== Short task ==
Reproduce every line of the listing as written, apart from the pictures.

== Data excerpt ==

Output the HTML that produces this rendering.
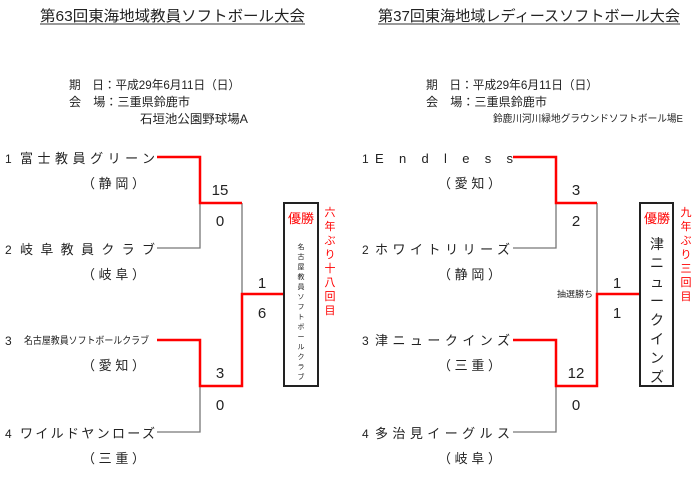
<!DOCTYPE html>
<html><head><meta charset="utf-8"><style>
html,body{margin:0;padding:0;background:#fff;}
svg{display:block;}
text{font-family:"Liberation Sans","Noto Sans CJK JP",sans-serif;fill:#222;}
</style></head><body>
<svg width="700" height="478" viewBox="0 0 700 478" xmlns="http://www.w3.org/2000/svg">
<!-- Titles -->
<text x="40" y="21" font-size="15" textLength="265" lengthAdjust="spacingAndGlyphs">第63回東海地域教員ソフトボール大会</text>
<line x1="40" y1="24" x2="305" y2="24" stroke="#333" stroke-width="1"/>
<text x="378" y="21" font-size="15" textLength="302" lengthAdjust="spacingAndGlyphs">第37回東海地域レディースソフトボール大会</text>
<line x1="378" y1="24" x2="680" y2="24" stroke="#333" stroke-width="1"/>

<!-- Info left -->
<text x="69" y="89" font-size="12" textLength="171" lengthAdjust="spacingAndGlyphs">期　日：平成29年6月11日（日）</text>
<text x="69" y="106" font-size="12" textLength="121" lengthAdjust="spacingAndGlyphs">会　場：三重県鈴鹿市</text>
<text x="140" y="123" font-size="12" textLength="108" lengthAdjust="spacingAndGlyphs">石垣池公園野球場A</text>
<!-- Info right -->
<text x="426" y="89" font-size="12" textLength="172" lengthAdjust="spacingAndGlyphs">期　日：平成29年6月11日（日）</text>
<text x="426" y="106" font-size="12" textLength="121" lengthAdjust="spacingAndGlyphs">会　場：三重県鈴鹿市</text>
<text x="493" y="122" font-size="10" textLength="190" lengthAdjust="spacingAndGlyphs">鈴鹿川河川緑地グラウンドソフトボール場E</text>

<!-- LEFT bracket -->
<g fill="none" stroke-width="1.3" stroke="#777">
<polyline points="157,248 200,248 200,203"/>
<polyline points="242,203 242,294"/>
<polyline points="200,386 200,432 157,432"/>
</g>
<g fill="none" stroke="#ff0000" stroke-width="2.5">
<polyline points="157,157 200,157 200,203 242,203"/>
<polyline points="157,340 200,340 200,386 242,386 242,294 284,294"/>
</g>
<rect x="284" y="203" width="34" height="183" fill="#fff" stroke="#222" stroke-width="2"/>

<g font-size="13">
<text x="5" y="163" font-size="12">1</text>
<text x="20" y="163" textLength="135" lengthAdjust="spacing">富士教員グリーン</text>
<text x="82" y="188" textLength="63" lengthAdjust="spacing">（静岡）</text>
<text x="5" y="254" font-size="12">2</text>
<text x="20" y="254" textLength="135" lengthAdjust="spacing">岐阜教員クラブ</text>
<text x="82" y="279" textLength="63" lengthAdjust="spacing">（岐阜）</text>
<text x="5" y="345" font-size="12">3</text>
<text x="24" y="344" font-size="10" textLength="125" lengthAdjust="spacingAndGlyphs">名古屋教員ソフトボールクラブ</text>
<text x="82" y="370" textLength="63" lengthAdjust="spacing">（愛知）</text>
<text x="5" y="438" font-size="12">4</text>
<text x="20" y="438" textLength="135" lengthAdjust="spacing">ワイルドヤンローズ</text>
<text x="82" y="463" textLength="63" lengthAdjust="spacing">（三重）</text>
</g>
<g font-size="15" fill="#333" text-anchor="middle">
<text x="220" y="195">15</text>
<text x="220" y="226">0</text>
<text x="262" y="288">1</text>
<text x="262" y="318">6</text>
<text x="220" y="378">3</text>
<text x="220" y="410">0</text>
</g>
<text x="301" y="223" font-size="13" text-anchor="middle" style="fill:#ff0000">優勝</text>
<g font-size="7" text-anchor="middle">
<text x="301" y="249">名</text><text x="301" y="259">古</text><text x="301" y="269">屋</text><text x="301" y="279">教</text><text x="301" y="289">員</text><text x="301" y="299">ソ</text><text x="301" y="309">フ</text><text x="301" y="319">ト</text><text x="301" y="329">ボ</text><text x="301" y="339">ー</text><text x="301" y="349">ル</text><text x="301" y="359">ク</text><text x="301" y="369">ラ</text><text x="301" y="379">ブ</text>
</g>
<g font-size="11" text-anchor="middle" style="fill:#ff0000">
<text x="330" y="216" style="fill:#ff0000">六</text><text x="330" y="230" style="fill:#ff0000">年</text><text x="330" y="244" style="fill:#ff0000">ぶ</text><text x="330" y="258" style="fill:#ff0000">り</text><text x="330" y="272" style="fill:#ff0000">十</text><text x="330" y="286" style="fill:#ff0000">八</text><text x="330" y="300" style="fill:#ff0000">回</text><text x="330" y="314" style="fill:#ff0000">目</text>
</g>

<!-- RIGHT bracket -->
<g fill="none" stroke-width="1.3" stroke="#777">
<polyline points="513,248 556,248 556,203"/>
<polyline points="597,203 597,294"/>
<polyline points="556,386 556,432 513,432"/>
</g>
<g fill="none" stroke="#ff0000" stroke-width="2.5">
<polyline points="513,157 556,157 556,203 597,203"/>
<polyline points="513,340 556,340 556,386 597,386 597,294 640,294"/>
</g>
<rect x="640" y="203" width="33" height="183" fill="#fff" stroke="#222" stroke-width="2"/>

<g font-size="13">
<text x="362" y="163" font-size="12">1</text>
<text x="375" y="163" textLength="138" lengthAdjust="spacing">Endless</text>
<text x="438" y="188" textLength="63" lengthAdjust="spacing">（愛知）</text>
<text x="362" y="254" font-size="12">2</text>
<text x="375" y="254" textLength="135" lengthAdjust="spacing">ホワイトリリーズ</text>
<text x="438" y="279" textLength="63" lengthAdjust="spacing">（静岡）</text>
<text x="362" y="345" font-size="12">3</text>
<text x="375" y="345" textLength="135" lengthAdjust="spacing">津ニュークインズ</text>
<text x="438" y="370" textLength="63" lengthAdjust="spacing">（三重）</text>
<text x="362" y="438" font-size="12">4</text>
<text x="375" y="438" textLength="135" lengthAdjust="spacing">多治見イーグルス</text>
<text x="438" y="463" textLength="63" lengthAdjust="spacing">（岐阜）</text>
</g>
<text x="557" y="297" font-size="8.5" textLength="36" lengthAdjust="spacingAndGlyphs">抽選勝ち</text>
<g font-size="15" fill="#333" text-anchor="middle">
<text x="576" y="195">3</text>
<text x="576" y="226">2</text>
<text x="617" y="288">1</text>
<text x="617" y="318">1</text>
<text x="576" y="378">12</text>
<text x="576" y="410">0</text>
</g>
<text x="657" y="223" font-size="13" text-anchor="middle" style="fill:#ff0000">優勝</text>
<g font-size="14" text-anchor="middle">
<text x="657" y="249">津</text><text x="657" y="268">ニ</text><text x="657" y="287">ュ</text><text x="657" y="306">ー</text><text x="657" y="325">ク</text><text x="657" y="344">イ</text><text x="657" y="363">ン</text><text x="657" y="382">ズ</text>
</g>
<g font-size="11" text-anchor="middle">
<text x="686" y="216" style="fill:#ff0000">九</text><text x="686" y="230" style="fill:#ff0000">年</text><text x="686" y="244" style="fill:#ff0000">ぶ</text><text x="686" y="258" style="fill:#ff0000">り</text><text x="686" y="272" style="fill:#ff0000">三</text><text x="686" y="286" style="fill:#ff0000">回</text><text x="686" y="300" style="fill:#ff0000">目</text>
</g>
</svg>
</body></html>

== Output for this exercise ==
Output the HTML that produces this rendering.
<!DOCTYPE html>
<html><head><meta charset="utf-8"><style>
html,body{margin:0;padding:0;background:#fff;}
svg{display:block;}
text{font-family:"Liberation Sans","Noto Sans CJK JP",sans-serif;fill:#222;}
</style></head><body>
<svg width="700" height="478" viewBox="0 0 700 478" xmlns="http://www.w3.org/2000/svg">
<!-- Titles -->
<text x="40" y="21" font-size="15" textLength="265" lengthAdjust="spacingAndGlyphs">第63回東海地域教員ソフトボール大会</text>
<line x1="40" y1="24" x2="305" y2="24" stroke="#333" stroke-width="1"/>
<text x="378" y="21" font-size="15" textLength="302" lengthAdjust="spacingAndGlyphs">第37回東海地域レディースソフトボール大会</text>
<line x1="378" y1="24" x2="680" y2="24" stroke="#333" stroke-width="1"/>

<!-- Info left -->
<text x="69" y="89" font-size="12" textLength="171" lengthAdjust="spacingAndGlyphs">期　日：平成29年6月11日（日）</text>
<text x="69" y="106" font-size="12" textLength="121" lengthAdjust="spacingAndGlyphs">会　場：三重県鈴鹿市</text>
<text x="140" y="123" font-size="12" textLength="108" lengthAdjust="spacingAndGlyphs">石垣池公園野球場A</text>
<!-- Info right -->
<text x="426" y="89" font-size="12" textLength="172" lengthAdjust="spacingAndGlyphs">期　日：平成29年6月11日（日）</text>
<text x="426" y="106" font-size="12" textLength="121" lengthAdjust="spacingAndGlyphs">会　場：三重県鈴鹿市</text>
<text x="493" y="122" font-size="10" textLength="190" lengthAdjust="spacingAndGlyphs">鈴鹿川河川緑地グラウンドソフトボール場E</text>

<!-- LEFT bracket -->
<g fill="none" stroke-width="1.3" stroke="#777">
<polyline points="157,248 200,248 200,203"/>
<polyline points="242,203 242,294"/>
<polyline points="200,386 200,432 157,432"/>
</g>
<g fill="none" stroke="#ff0000" stroke-width="2.5">
<polyline points="157,157 200,157 200,203 242,203"/>
<polyline points="157,340 200,340 200,386 242,386 242,294 284,294"/>
</g>
<rect x="284" y="203" width="34" height="183" fill="#fff" stroke="#222" stroke-width="2"/>

<g font-size="13">
<text x="5" y="163" font-size="12">1</text>
<text x="20" y="163" textLength="135" lengthAdjust="spacing">富士教員グリーン</text>
<text x="82" y="188" textLength="63" lengthAdjust="spacing">（静岡）</text>
<text x="5" y="254" font-size="12">2</text>
<text x="20" y="254" textLength="135" lengthAdjust="spacing">岐阜教員クラブ</text>
<text x="82" y="279" textLength="63" lengthAdjust="spacing">（岐阜）</text>
<text x="5" y="345" font-size="12">3</text>
<text x="24" y="344" font-size="10" textLength="125" lengthAdjust="spacingAndGlyphs">名古屋教員ソフトボールクラブ</text>
<text x="82" y="370" textLength="63" lengthAdjust="spacing">（愛知）</text>
<text x="5" y="438" font-size="12">4</text>
<text x="20" y="438" textLength="135" lengthAdjust="spacing">ワイルドヤンローズ</text>
<text x="82" y="463" textLength="63" lengthAdjust="spacing">（三重）</text>
</g>
<g font-size="15" fill="#333" text-anchor="middle">
<text x="220" y="195">15</text>
<text x="220" y="226">0</text>
<text x="262" y="288">1</text>
<text x="262" y="318">6</text>
<text x="220" y="378">3</text>
<text x="220" y="410">0</text>
</g>
<text x="301" y="223" font-size="13" text-anchor="middle" style="fill:#ff0000">優勝</text>
<g font-size="7" text-anchor="middle">
<text x="301" y="249">名</text><text x="301" y="259">古</text><text x="301" y="269">屋</text><text x="301" y="279">教</text><text x="301" y="289">員</text><text x="301" y="299">ソ</text><text x="301" y="309">フ</text><text x="301" y="319">ト</text><text x="301" y="329">ボ</text><text x="301" y="339">ー</text><text x="301" y="349">ル</text><text x="301" y="359">ク</text><text x="301" y="369">ラ</text><text x="301" y="379">ブ</text>
</g>
<g font-size="11" text-anchor="middle" style="fill:#ff0000">
<text x="330" y="216" style="fill:#ff0000">六</text><text x="330" y="230" style="fill:#ff0000">年</text><text x="330" y="244" style="fill:#ff0000">ぶ</text><text x="330" y="258" style="fill:#ff0000">り</text><text x="330" y="272" style="fill:#ff0000">十</text><text x="330" y="286" style="fill:#ff0000">八</text><text x="330" y="300" style="fill:#ff0000">回</text><text x="330" y="314" style="fill:#ff0000">目</text>
</g>

<!-- RIGHT bracket -->
<g fill="none" stroke-width="1.3" stroke="#777">
<polyline points="513,248 556,248 556,203"/>
<polyline points="597,203 597,294"/>
<polyline points="556,386 556,432 513,432"/>
</g>
<g fill="none" stroke="#ff0000" stroke-width="2.5">
<polyline points="513,157 556,157 556,203 597,203"/>
<polyline points="513,340 556,340 556,386 597,386 597,294 640,294"/>
</g>
<rect x="640" y="203" width="33" height="183" fill="#fff" stroke="#222" stroke-width="2"/>

<g font-size="13">
<text x="362" y="163" font-size="12">1</text>
<text x="375" y="163" textLength="138" lengthAdjust="spacing">Endless</text>
<text x="438" y="188" textLength="63" lengthAdjust="spacing">（愛知）</text>
<text x="362" y="254" font-size="12">2</text>
<text x="375" y="254" textLength="135" lengthAdjust="spacing">ホワイトリリーズ</text>
<text x="438" y="279" textLength="63" lengthAdjust="spacing">（静岡）</text>
<text x="362" y="345" font-size="12">3</text>
<text x="375" y="345" textLength="135" lengthAdjust="spacing">津ニュークインズ</text>
<text x="438" y="370" textLength="63" lengthAdjust="spacing">（三重）</text>
<text x="362" y="438" font-size="12">4</text>
<text x="375" y="438" textLength="135" lengthAdjust="spacing">多治見イーグルス</text>
<text x="438" y="463" textLength="63" lengthAdjust="spacing">（岐阜）</text>
</g>
<text x="557" y="297" font-size="8.5" textLength="36" lengthAdjust="spacingAndGlyphs">抽選勝ち</text>
<g font-size="15" fill="#333" text-anchor="middle">
<text x="576" y="195">3</text>
<text x="576" y="226">2</text>
<text x="617" y="288">1</text>
<text x="617" y="318">1</text>
<text x="576" y="378">12</text>
<text x="576" y="410">0</text>
</g>
<text x="657" y="223" font-size="13" text-anchor="middle" style="fill:#ff0000">優勝</text>
<g font-size="14" text-anchor="middle">
<text x="657" y="249">津</text><text x="657" y="268">ニ</text><text x="657" y="287">ュ</text><text x="657" y="306">ー</text><text x="657" y="325">ク</text><text x="657" y="344">イ</text><text x="657" y="363">ン</text><text x="657" y="382">ズ</text>
</g>
<g font-size="11" text-anchor="middle">
<text x="686" y="216" style="fill:#ff0000">九</text><text x="686" y="230" style="fill:#ff0000">年</text><text x="686" y="244" style="fill:#ff0000">ぶ</text><text x="686" y="258" style="fill:#ff0000">り</text><text x="686" y="272" style="fill:#ff0000">三</text><text x="686" y="286" style="fill:#ff0000">回</text><text x="686" y="300" style="fill:#ff0000">目</text>
</g>
</svg>
</body></html>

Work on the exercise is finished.